One of the most difficult aspects of divorce is figuring out an appropriate co-parenting plan. There are many advantages to co parenting in terms of child development, but coming up with a functional agreement is a challenge.
In response to these challenges, some divorced families have been experimenting with a nesting living arrangement. As per Psychology Today, “nesting” involves children staying in one residence while the parents move in and out according to the agreement.
Why is it called nesting?
The idea is the children stay in one place, much like baby birds in a nest. Meanwhile, the parent birds cycle in and out of the nest to best take care of the children. Nesting is in contrast to the more typical co-parenting arrangement where both parents have their own living situations and the children move between the houses.

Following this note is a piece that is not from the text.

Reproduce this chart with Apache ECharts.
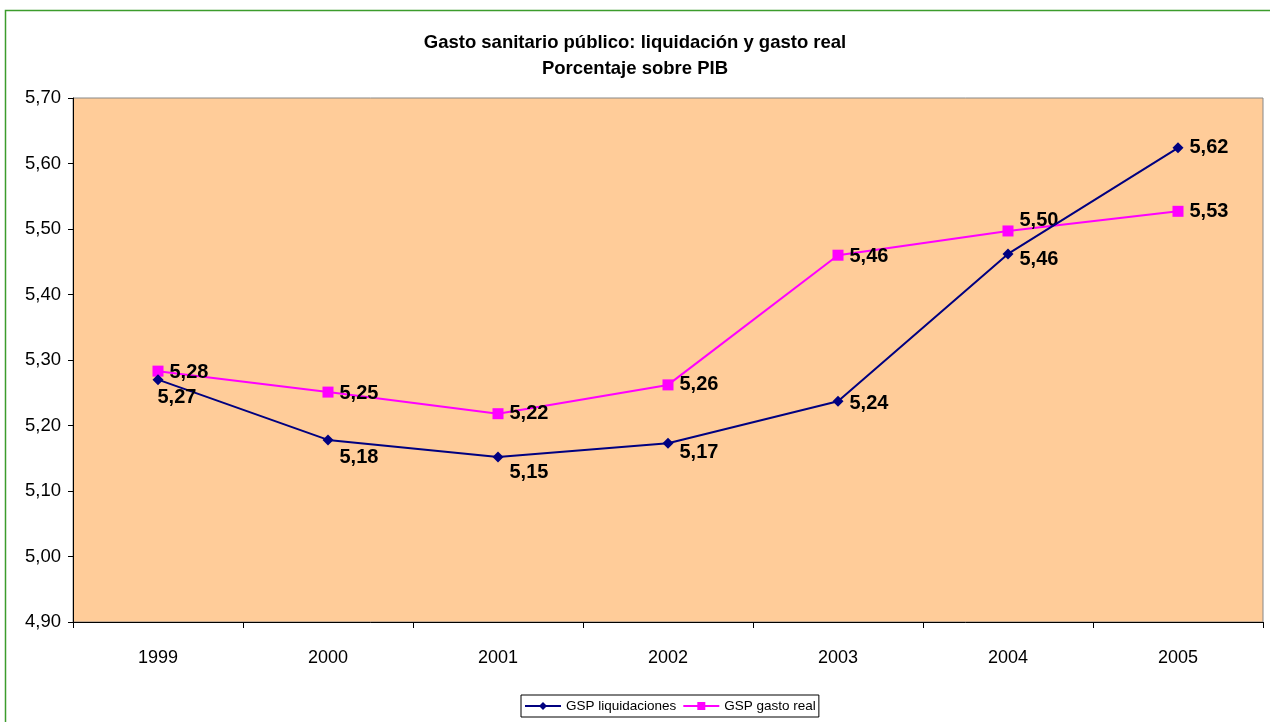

The parent who is not “on-duty” in a nesting situation may choose to live with other family or friends. In longer-term nesting situations, the ex-spouses may decide to rent an apartment together for the “off-duty” parent.
Is this really practical?
Depending on your situation, nesting can indeed be very practical. For example, many divorcing families find nesting useful when the divorce is just getting started. Nesting can give the parents necessary space from each other while not disrupting the living patterns of the children.
Some families nest for a longer period of time. Particularly if the family lives in an expensive area, the parents may decide to invest in an elongated nesting situation to keep the children in the same school system or home.